The author of today’s post, Sheryl Canter, is an Online Writer and Editorial Manager at Environmental Defense.
Researchers have been expecting Arctic ice to melt and shrink, but not this fast! The National Snow and Ice Data Center, part of the University of Colorado at Boulder, reports that Arctic sea ice has shrunk to a 29-year low, significantly below the previous record low set in 2005.
In September 2007, the Northwest Passage, a direct shipping route from Europe to Asia that explorers sought for centuries, was ice-free for the first time since satellite records began.
As of September 16, sea ice extent was 1,590,000 square miles, surpassing the previous one-day record of September 20–21, 2005, by more than 461,000 square miles – roughly the size of California and Texas combined.
Arctic ice extent from satellite photos. The picture on the left was taken in September 1979; the picture on the right was taken on September 9, 2007. Source: National Snow and Ice Data Center.
NASA scientists are struggling to explain the sudden drop. Arctic ice cover can vary quite a bit from year to year, and this year’s weather did encourage melting. There were unusually clear skies, warm winds from the south, and winds and currents moved ice out of the Arctic Ocean next to Greenland. But natural variations don’t account for the huge magnitude of the drop. Global warming is the primary cause of this year’s record low sea ice, as well as the significant decreases over the past few decades – that much is clear. But scientists still aren’t sure why the ice cover is shrinking so much faster than predicted.
One Comment
One of the hardest things to understand is data that contradicts a personal prediction. Whether it is “good” or “bad” makes no difference, we think it is simply WRONG!
Maybe, all factors listed: “unusually clear skies, warm winds from the south, and winds and currents moved ice out of the Arctic” combined in the worst combination seen up to now, not necessarily the worst possible combination.
Would it take courage to conclude that for the first time, we will see CUMMULATIVE effects in the Arctic? The first proof of Global Warming, as such?
Up to now, we assume winter restores the polar caps back to “normal” and by next Spring, the ice cap photos will look identical to what they looked at the start of Spring 2007. I await silence or words in response.
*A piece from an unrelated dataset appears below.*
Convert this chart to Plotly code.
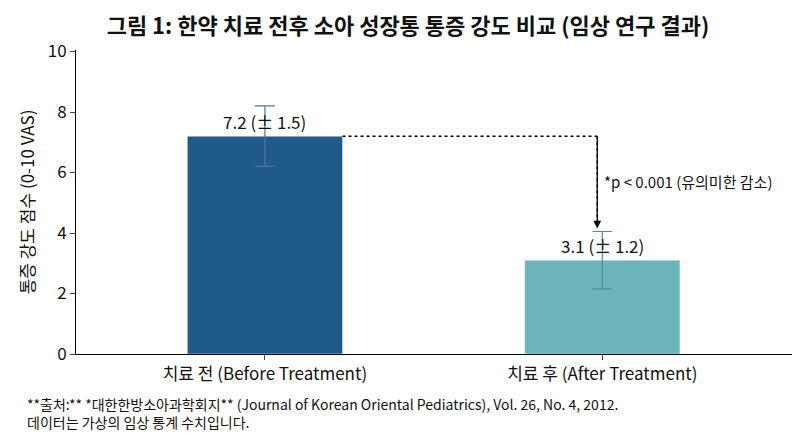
import plotly.graph_objects as go

categories = ["치료 전 (Before Treatment)", "치료 후 (After Treatment)"]
means = [7.2, 3.1]
errors = [1.0, 0.95]
labels = ["7.2 (± 1.5)", "3.1 (± 1.2)"]
colors = ["#1f5a8a", "#6ab4ba"]
err_colors = ["#4f7898", "#4f8f98"]

FONT = "Noto Sans CJK KR"

fig = go.Figure()
for i in range(2):
    fig.add_trace(go.Bar(
        x=[i], y=[means[i]], width=0.46,
        marker=dict(color=colors[i]),
        error_y=dict(type="data", array=[errors[i]], color=err_colors[i], thickness=1.2, width=10),
        showlegend=False,
    ))
    fig.add_annotation(x=i, y=means[i], text=labels[i], showarrow=False,
                       yanchor="bottom", yshift=0, font=dict(size=17, color="#111"))

# significance bracket
fig.add_shape(type="line", x0=0.23, x1=0.985, y0=means[0], y1=means[0], xref="x", yref="y",
              line=dict(color="black", width=1.5, dash="dot"))
fig.add_annotation(x=0.985, y=4.15, ax=0.985, ay=means[0], xref="x", yref="y", axref="x", ayref="y",
                   showarrow=True, arrowhead=2, arrowsize=1.2, arrowwidth=1.3, arrowcolor="black", text="")
fig.add_shape(type="line", x0=0.985, x1=0.985, y0=means[0], y1=4.3, xref="x", yref="y",
              line=dict(color="black", width=1.5, dash="dot"))
fig.add_annotation(x=1.0, y=5.7, xref="x", yref="y", text="*p < 0.001 (유의미한 감소)",
                   showarrow=False, xanchor="left", font=dict(size=15, color="#111"))

fig.add_annotation(xref="paper", yref="paper", x=-0.07, y=-0.125, xanchor="left", yanchor="top",
                   align="left", showarrow=False, font=dict(size=14, color="#111"),
                   text="**출처:** *대한한방소아과학회지** (Journal of Korean Oriental Pediatrics), Vol. 26, No. 4, 2012.<br>데이터는 가상의 임상 통계 수치입니다.")

fig.update_layout(
    width=800, height=436,
    plot_bgcolor="white", paper_bgcolor="white",
    font=dict(family=FONT, color="#111"),
    title=dict(text="<b>그림 1: 한약 치료 전후 소아 성장통 통증 강도 비교 (임상 연구 결과)</b>",
               x=0.5, y=0.975, font=dict(size=22)),
    margin=dict(l=68, r=10, t=42, b=90),
)
fig.update_xaxes(range=[-0.56, 1.58], tickvals=[0, 1], ticktext=categories,
                 showline=True, linecolor="black", ticks="outside", tickfont=dict(size=17))
fig.update_yaxes(range=[0, 10.05], dtick=2, showline=True, linecolor="black", ticks="outside",
                 showgrid=False, zeroline=False, tickfont=dict(size=17),
                 title=dict(text="통증 강도 점수 (0-10 VAS)", font=dict(size=17), standoff=8))

fig.write_html("out.html")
But, to students of heat transfer, given the mass of ocean, will accept that, sometime, cooling or heating trends will reach the point beyond which they will NOT fully recover to the previously normal, long term, levels.
We shall know and see the truth by next Spring, just in time for Presidential Election on February 5th, 2008. Place your bets, ladies and gentlemen.
Will we have the first solid evidence of Cummulative Global Warming effects in satellite photos by the California Presidential Primaries?
Side issue: Will there be a candidate that “questions” the possibility of Global Warming, with no plans to fight Glabal Warming, “if proved true during my Presidency?”